Dark moneyneeds light

Candidates for Governor of North Carolina Roy Cooper (D), left, and Gov. Pat McCrory (R) debate at WRAL studios in Raleigh on Oct. 18, 2016. Both McCrory and Cooper have had ‘dark money’ groups support their agendas.
Candidates for Governor of North Carolina Roy Cooper (D), left, and Gov. Pat McCrory (R) debate at WRAL studios in Raleigh on Oct. 18, 2016. Both McCrory and Cooper have had ‘dark money’ groups support their agendas. cseward@newsobserver.com

As a longtime politician, Gov. Roy Cooper is well-schooled in the power of symbolism. As a former attorney general, he also understands how generous contributors can unduly influence the legislative process. So why does the governor seems blithely ignorant to how it looks when he speaks to a dark money group, which helps it raise funds?

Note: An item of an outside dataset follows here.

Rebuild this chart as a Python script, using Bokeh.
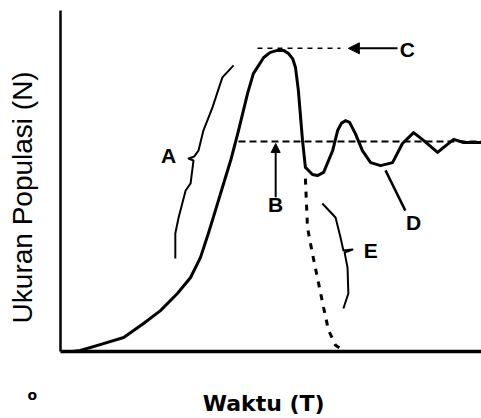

Cooper, along with some cabinet members and senior staffers with Attorney General Josh Stein, attended a meeting in Pinehurst on June 30 sponsored by of group known as Moving North Carolina Forward. The group has a laudable agenda it describes as “supporting and advocating for policies that advance economic growth, strengthen public education and promote a welcoming, inclusive business environment – regardless of political party.”

That agenda dovetails, not coincidentally, with the agendas of Cooper and Stein and it’s understandable why Democratic officeholders would meet with such an advocacy group. But the problem is that Moving North Carolina Forward is a so-called 501(c)(4) group, a title referring to its status under the federal tax code. It can collect unlimited donations and is not required to disclose its donors. An invitation to a March event sponsored by the group suggested donations of $10,000 for “a supporter” and $100,000 for an “executive partner.”

These groups have become standard fare for governors. Governors get support for their agenda without having direct ties to the group. But these groups create a backdoor for corporations and wealthy individuals to make large, anonymous donations to a governor’s favored causes.

Cooper’s predecessor, Republican Gov. Pat McCrory, also was supported by a dark money group, The Foundation for North Carolina, which was later renamed Renew North Carolina. McCrory was cavalier about the appearance of conflict. When his approval ratings fell early in his tenure in 2013, the group spent $166,000 on a TV ad supporting him.

Bob Phillips, executive director of Common Cause North Carolina, said donations to groups supporting a governor’s agenda “should have transparency just to eliminate the perception that there isn’t some pay-for-play activity.”

Such groups as Renew North Carolina and Moving North Carolina Forward are perfectly legal, but they are not perfectly healthy. Democracy requires transparency and these groups offer cover. If the Cooper and Stein wish to participate in events sponsored by a dark money group they should request that the group voluntarily make all its donors and their donations public.